I need to be that writer: the one that gives people back their dreams. And to know what your dreams are you need to embrace some solitude. The best I can hope for is that my books are the ones people choose to accompany them in their days of silence. I want to tell them that there are people who are hurt by their dreams – either because they can’t fulfil them or because they have (what do you do when you fulfil a half-arsed dream?). I want to tell them that life is an endless a la carte menu of possibilities. No dream is farcical. Some people climb mountains others own aviaries. I want to warn them too: following your dreams is hard work. In fulfilling our dreams we should all be working-class. Dedication is a bare minimum. And hell, you need to be just as dedicated in maintaining your dream once you have it. If it slips away the dust steals in.

 

And if I can’t show them any of that, I can at least give them some fun and wisdom. And really, what more does life need?

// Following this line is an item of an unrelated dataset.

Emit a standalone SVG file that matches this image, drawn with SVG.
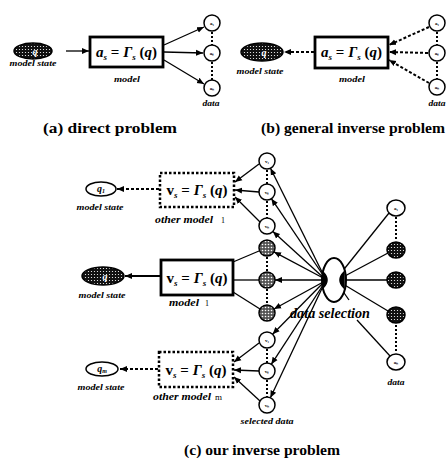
<svg xmlns="http://www.w3.org/2000/svg" width="446" height="458" viewBox="0 0 446 458">
<style>
  .cap{font-family:"Liberation Serif",serif;font-weight:bold;font-size:15px;fill:#000}
  .lbl{font-family:"Liberation Serif",serif;font-weight:bold;font-style:italic;font-size:8px;fill:#000}
  .lbl2{font-family:"Liberation Serif",serif;font-weight:bold;font-style:italic;font-size:10px;fill:#000}
  .eq{font-family:"Liberation Serif",serif;font-weight:bold;font-size:15px;fill:#000}
  .tiny{font-family:"Liberation Serif",serif;font-weight:bold;font-size:5px;fill:#000}
  .qt{font-family:"Liberation Serif",serif;font-weight:bold;font-style:italic;font-size:10px;fill:#000}
  .box{fill:#fff;stroke:#000;stroke-width:2.8}
  .dbox{fill:#fff;stroke:#000;stroke-width:2.5;stroke-dasharray:2.5 2}
  .c{fill:#fff;stroke:#000;stroke-width:1.5}
  .h{fill:url(#dots);stroke:#000;stroke-width:1.5}
  .h2{fill:url(#dots2);stroke:#000;stroke-width:1.5}
  .ln{fill:none;stroke:#000;stroke-width:1.3}
  .dl{fill:none;stroke:#000;stroke-width:2;stroke-dasharray:3 2}
  .dot{fill:none;stroke:#000;stroke-width:2;stroke-dasharray:2 2}
</style>
<defs>
  <pattern id="dots" width="3" height="3" patternUnits="userSpaceOnUse">
    <rect width="3" height="3" fill="#111"/>
    <circle cx="1.5" cy="1.5" r="0.6" fill="#fff"/>
  </pattern>
  <pattern id="dots2" width="3" height="3" patternUnits="userSpaceOnUse">
    <rect width="3" height="3" fill="#555"/>
    <circle cx="1.5" cy="1.5" r="0.8" fill="#fff"/>
  </pattern>
  <marker id="arr" markerWidth="8" markerHeight="8" refX="7" refY="4" orient="auto" markerUnits="userSpaceOnUse">
    <path d="M0,1 L7,4 L0,7 z" fill="#000"/>
  </marker>
</defs>
<rect width="446" height="458" fill="#fff"/>

<!-- connectors -->
<g id="connectors">
  <!-- (a) -->
  <line class="ln" x1="66" y1="51" x2="89" y2="51" marker-end="url(#arr)"/>
  <line class="ln" x1="164" y1="45" x2="204" y2="27" marker-end="url(#arr)"/>
  <line class="ln" x1="164" y1="52" x2="203" y2="53" marker-end="url(#arr)"/>
  <line class="ln" x1="164" y1="60" x2="204" y2="84" marker-end="url(#arr)"/>
  <line class="dot" x1="212" y1="32" x2="212" y2="45"/>
  <line class="dot" x1="212" y1="62" x2="212" y2="80"/>
  <!-- (b) -->
  <line class="dl" x1="314" y1="52" x2="284" y2="52" marker-end="url(#arr)"/>
  <line class="dl" x1="429" y1="27" x2="389" y2="45" marker-end="url(#arr)"/>
  <line class="dl" x1="428" y1="53" x2="389" y2="52" marker-end="url(#arr)"/>
  <line class="dl" x1="429" y1="83" x2="389" y2="60" marker-end="url(#arr)"/>
  <line class="dot" x1="437" y1="32" x2="437" y2="45"/>
  <line class="dot" x1="437" y1="62" x2="437" y2="79"/>
  <!-- (c) model states -->
  <line class="dl" x1="159" y1="189" x2="117" y2="189" marker-end="url(#arr)"/>
  <line class="ln" x1="160" y1="276" x2="125" y2="276" marker-end="url(#arr)" style="stroke-width:2"/>
  <line class="dl" x1="158" y1="369" x2="120" y2="369" marker-end="url(#arr)"/>
  <!-- selected data -> other model 1 -->
  <line class="ln" x1="259" y1="164" x2="235" y2="182" marker-end="url(#arr)"/>
  <line class="ln" x1="259" y1="192" x2="235" y2="190" marker-end="url(#arr)"/>
  <line class="ln" x1="260" y1="222" x2="235" y2="197" marker-end="url(#arr)"/>
  <!-- model 1 -> selected -->
  <line class="ln" x1="233" y1="262" x2="259" y2="251"/>
  <line class="ln" x1="233" y1="280" x2="259" y2="280"/>
  <line class="ln" x1="233" y1="292" x2="260" y2="309"/>
  <!-- selected data -> other model m -->
  <line class="ln" x1="259" y1="343" x2="234" y2="362" marker-end="url(#arr)"/>
  <line class="ln" x1="259" y1="371" x2="234" y2="370" marker-end="url(#arr)"/>
  <line class="ln" x1="260" y1="401" x2="234" y2="377" marker-end="url(#arr)"/>
  <!-- data selection -> selected data -->
  <line class="ln" x1="325" y1="278" x2="270.5" y2="168.2" marker-end="url(#arr)"/>
  <line class="ln" x1="325" y1="278" x2="271.4" y2="198.7" marker-end="url(#arr)"/>
  <line class="ln" x1="325" y1="279" x2="272.9" y2="231.5" marker-end="url(#arr)"/>
  <line class="ln" x1="325" y1="279" x2="274" y2="251.9" marker-end="url(#arr)"/>
  <line class="ln" x1="325" y1="280" x2="275" y2="280" marker-end="url(#arr)"/>
  <line class="ln" x1="325" y1="281" x2="274" y2="309" marker-end="url(#arr)"/>
  <line class="ln" x1="325" y1="281" x2="272.6" y2="334.2" marker-end="url(#arr)"/>
  <line class="ln" x1="325" y1="282" x2="271.3" y2="364.3" marker-end="url(#arr)"/>
  <line class="ln" x1="325" y1="282" x2="270.4" y2="397.7" marker-end="url(#arr)"/>
  <!-- data -> data selection -->
  <line class="ln" x1="341" y1="273" x2="389" y2="213"/>
  <line class="ln" x1="343" y1="277" x2="388" y2="253"/>
  <line class="ln" x1="344" y1="280" x2="387" y2="280"/>
  <line class="ln" x1="343" y1="284" x2="388" y2="311"/>
  <line class="ln" x1="357" y1="320" x2="390" y2="356"/>
  <line class="ln" x1="342" y1="290" x2="349" y2="300"/>
  <!-- dotted groups -->
  <line class="dot" x1="267" y1="170" x2="267" y2="184"/>
  <line class="dot" x1="267" y1="201" x2="267" y2="218"/>
  <line class="dot" x1="267" y1="257" x2="267" y2="272"/>
  <line class="dot" x1="267" y1="289" x2="267" y2="305"/>
  <line class="dot" x1="267" y1="349" x2="267" y2="363"/>
  <line class="dot" x1="267" y1="380" x2="267" y2="397"/>
  <line class="dot" x1="396" y1="217" x2="396" y2="241"/>
  <line class="dot" x1="396" y1="325" x2="396" y2="352"/>
</g>

<!-- (a) direct problem -->
<g id="a-state">
  <ellipse class="h" cx="33" cy="51" rx="19" ry="8"/>
  <text class="qt" x="35" y="55" text-anchor="middle" style="fill:#fff">q</text>
  <text class="lbl" x="33" y="66" text-anchor="middle" textLength="47" lengthAdjust="spacingAndGlyphs">model state</text>
</g>
<g id="a-model">
  <rect class="box" x="90" y="37" width="73" height="30"/>
  <text class="eq" x="126.5" y="57" text-anchor="middle"><tspan font-style="italic">a</tspan><tspan font-size="9" dy="3" font-style="italic">s</tspan><tspan dy="-3"> = </tspan><tspan font-style="italic">Γ</tspan><tspan font-size="9" dy="3" font-style="italic">s</tspan><tspan dy="-3"> (</tspan><tspan font-style="italic">q</tspan><tspan>)</tspan></text>
  <text class="lbl" x="127" y="82" text-anchor="middle" textLength="26" lengthAdjust="spacingAndGlyphs">model</text>
</g>
<g id="a-data">
  <circle class="c" cx="212" cy="23" r="8"/><text class="tiny" x="212" y="25" text-anchor="middle">a₁</text>
  <circle class="c" cx="212" cy="53" r="8"/><text class="tiny" x="212" y="55" text-anchor="middle">aₛ</text>
  <circle class="c" cx="212" cy="88" r="8"/><text class="tiny" x="212" y="90" text-anchor="middle">aₙ</text>
  <text class="lbl" x="211" y="106" text-anchor="middle" textLength="17" lengthAdjust="spacingAndGlyphs">data</text>
</g>
<text class="cap" x="43" y="133" textLength="134" lengthAdjust="spacingAndGlyphs">(a) direct problem</text>

<!-- (b) general inverse problem -->
<g id="b-state">
  <ellipse class="h" cx="262" cy="52" rx="21" ry="9"/>
  <text class="qt" x="264" y="56" text-anchor="middle" style="fill:#fff">q</text>
  <text class="lbl" x="260" y="74" text-anchor="middle" textLength="47" lengthAdjust="spacingAndGlyphs">model state</text>
</g>
<g id="b-model">
  <rect class="box" x="315" y="37" width="73" height="31"/>
  <text class="eq" x="351.5" y="57" text-anchor="middle"><tspan font-style="italic">a</tspan><tspan font-size="9" dy="3" font-style="italic">s</tspan><tspan dy="-3"> = </tspan><tspan font-style="italic">Γ</tspan><tspan font-size="9" dy="3" font-style="italic">s</tspan><tspan dy="-3"> (</tspan><tspan font-style="italic">q</tspan><tspan>)</tspan></text>
  <text class="lbl" x="352" y="82" text-anchor="middle" textLength="26" lengthAdjust="spacingAndGlyphs">model</text>
</g>
<g id="b-data">
  <circle class="c" cx="437" cy="23" r="8"/><text class="tiny" x="437" y="25" text-anchor="middle">a₁</text>
  <circle class="c" cx="437" cy="53" r="8"/><text class="tiny" x="437" y="55" text-anchor="middle">aₛ</text>
  <circle class="c" cx="437" cy="87" r="8"/><text class="tiny" x="437" y="89" text-anchor="middle">aₙ</text>
  <text class="lbl" x="437" y="106" text-anchor="middle" textLength="17" lengthAdjust="spacingAndGlyphs">data</text>
</g>
<text class="cap" x="261" y="133" textLength="184" lengthAdjust="spacingAndGlyphs">(b)  general inverse problem</text>

<!-- (c) our inverse problem -->
<g id="c-state1">
  <ellipse class="c" cx="101" cy="189" rx="15" ry="7"/>
  <text class="qt" x="101" y="192" text-anchor="middle">q<tspan font-size="6" dy="1">1</tspan></text>
  <text class="lbl" x="100" y="210" text-anchor="middle" textLength="47" lengthAdjust="spacingAndGlyphs">model state</text>
</g>
<g id="c-othermodel1">
  <rect class="dbox" x="160" y="173" width="74" height="34"/>
  <text class="eq" x="197" y="195" text-anchor="middle">v<tspan font-size="9" dy="3" font-style="italic">s</tspan><tspan dy="-3"> = </tspan><tspan font-style="italic">Γ</tspan><tspan font-size="9" dy="3" font-style="italic">s</tspan><tspan dy="-3"> (</tspan><tspan font-style="italic">q</tspan><tspan>)</tspan></text>
  <text class="lbl2" x="155" y="223" textLength="58" lengthAdjust="spacingAndGlyphs">other model</text>
  <text x="221" y="223" style="font-family:'Liberation Serif',serif;font-size:8px">1</text>
</g>
<g id="c-sel1">
  <circle class="c" cx="267" cy="161" r="8"/><text class="tiny" x="267" y="163" text-anchor="middle">v₁</text>
  <circle class="c" cx="267" cy="192" r="8"/><text class="tiny" x="267" y="194" text-anchor="middle">vₛ</text>
  <circle class="c" cx="267" cy="226" r="8"/><text class="tiny" x="267" y="228" text-anchor="middle">vₙ</text>
</g>

<g id="c-state">
  <ellipse class="h" cx="103" cy="276" rx="21" ry="9"/>
  <text class="qt" x="105" y="280" text-anchor="middle" style="fill:#fff">q</text>
  <text class="lbl" x="102" y="298" text-anchor="middle" textLength="47" lengthAdjust="spacingAndGlyphs">model state</text>
</g>
<g id="c-model">
  <rect class="box" x="161" y="260" width="72" height="35"/>
  <text class="eq" x="197" y="283" text-anchor="middle">v<tspan font-size="9" dy="3" font-style="italic">s</tspan><tspan dy="-3"> = </tspan><tspan font-style="italic">Γ</tspan><tspan font-size="9" dy="3" font-style="italic">s</tspan><tspan dy="-3"> (</tspan><tspan font-style="italic">q</tspan><tspan>)</tspan></text>
  <text class="lbl2" x="169" y="306" textLength="30" lengthAdjust="spacingAndGlyphs">model</text>
  <text x="205" y="306" style="font-family:'Liberation Serif',serif;font-size:8px">1</text>
</g>
<g id="c-sel">
  <circle class="h2" cx="267" cy="248" r="8"/>
  <circle class="h2" cx="267" cy="280" r="8"/>
  <circle class="h2" cx="267" cy="313" r="8"/>
</g>

<g id="c-statem">
  <ellipse class="c" cx="102" cy="369" rx="16" ry="7"/>
  <text class="qt" x="102" y="372" text-anchor="middle">q<tspan font-size="6" dy="1">m</tspan></text>
  <text class="lbl" x="101" y="390" text-anchor="middle" textLength="47" lengthAdjust="spacingAndGlyphs">model state</text>
</g>
<g id="c-othermodelm">
  <rect class="dbox" x="159" y="352" width="74" height="35"/>
  <text class="eq" x="196" y="375" text-anchor="middle">v<tspan font-size="9" dy="3" font-style="italic">s</tspan><tspan dy="-3"> = </tspan><tspan font-style="italic">Γ</tspan><tspan font-size="9" dy="3" font-style="italic">s</tspan><tspan dy="-3"> (</tspan><tspan font-style="italic">q</tspan><tspan>)</tspan></text>
  <text class="lbl2" x="153" y="400" textLength="58" lengthAdjust="spacingAndGlyphs">other model</text>
  <text x="215" y="400" style="font-family:'Liberation Serif',serif;font-size:9px">m</text>
</g>
<g id="c-selm">
  <circle class="c" cx="267" cy="340" r="8"/><text class="tiny" x="267" y="342" text-anchor="middle">v₁</text>
  <circle class="c" cx="267" cy="371" r="8"/><text class="tiny" x="267" y="373" text-anchor="middle">vₛ</text>
  <circle class="c" cx="267" cy="405" r="8"/><text class="tiny" x="267" y="407" text-anchor="middle">vₙ</text>
  <text class="lbl" x="267" y="424" text-anchor="middle" textLength="53" lengthAdjust="spacingAndGlyphs">selected data</text>
</g>

<g id="c-selection">
  <ellipse cx="334" cy="280" rx="12" ry="22" fill="#fff" stroke="#000" stroke-width="2"/>
  <path d="M323,272 Q331,280 323,288 Z" fill="#000" stroke="#000" stroke-width="1.5"/>
  <path d="M344,272 Q336,280 344,288 Z" fill="#000" stroke="#000" stroke-width="1.5"/>
  <text x="330" y="318" text-anchor="middle" style="font-family:'Liberation Serif',serif;font-weight:bold;font-style:italic;font-size:14px" textLength="80" lengthAdjust="spacingAndGlyphs">data selection</text>
</g>

<g id="c-data">
  <ellipse class="c" cx="396" cy="208" rx="9" ry="8"/><text class="tiny" x="396" y="210" text-anchor="middle">a₁</text>
  <ellipse class="h" cx="396" cy="250" rx="9" ry="8"/>
  <ellipse class="h" cx="396" cy="280" rx="9" ry="8"/>
  <ellipse class="h" cx="396" cy="315" rx="9" ry="8"/>
  <ellipse class="c" cx="396" cy="362" rx="9" ry="8"/><text class="tiny" x="396" y="364" text-anchor="middle">aₙ</text>
  <text class="lbl" x="396" y="385" text-anchor="middle" textLength="17" lengthAdjust="spacingAndGlyphs">data</text>
</g>

<text class="cap" x="184" y="455" textLength="156" lengthAdjust="spacingAndGlyphs">(c) our inverse problem</text>
</svg>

Devil’s Advocate Footnote: Being denied your dreams can lead yo great horrors. Terrorism, piracy, suicide, rapists, murderers: these are all territories ruled over by the Great Denies. Be they denied by an illness, society, birth, ability, themselves, others… this is painful stuff. But those psychos must not be forgiven. So yes, there is merit in taking yourself away from life, isolating yourself so as not to harm others. Maybe just maybe your exile will proffer some peace.

 

And the terrifying fact remains some people are born with the wrong stuff for their dreams. Like those who crave love but are too solitary to share their life. Or those who dream of Hollywood but just don’t have enough talent. I want my novels to show people that. The suffering of those who can’t satisfy their life’s self-chosen purpose. And I don’t have any answers for them. Novels aren’t for answers. They are exploring. They will highlight suffering but it is up to the hopeless reader to extract hope.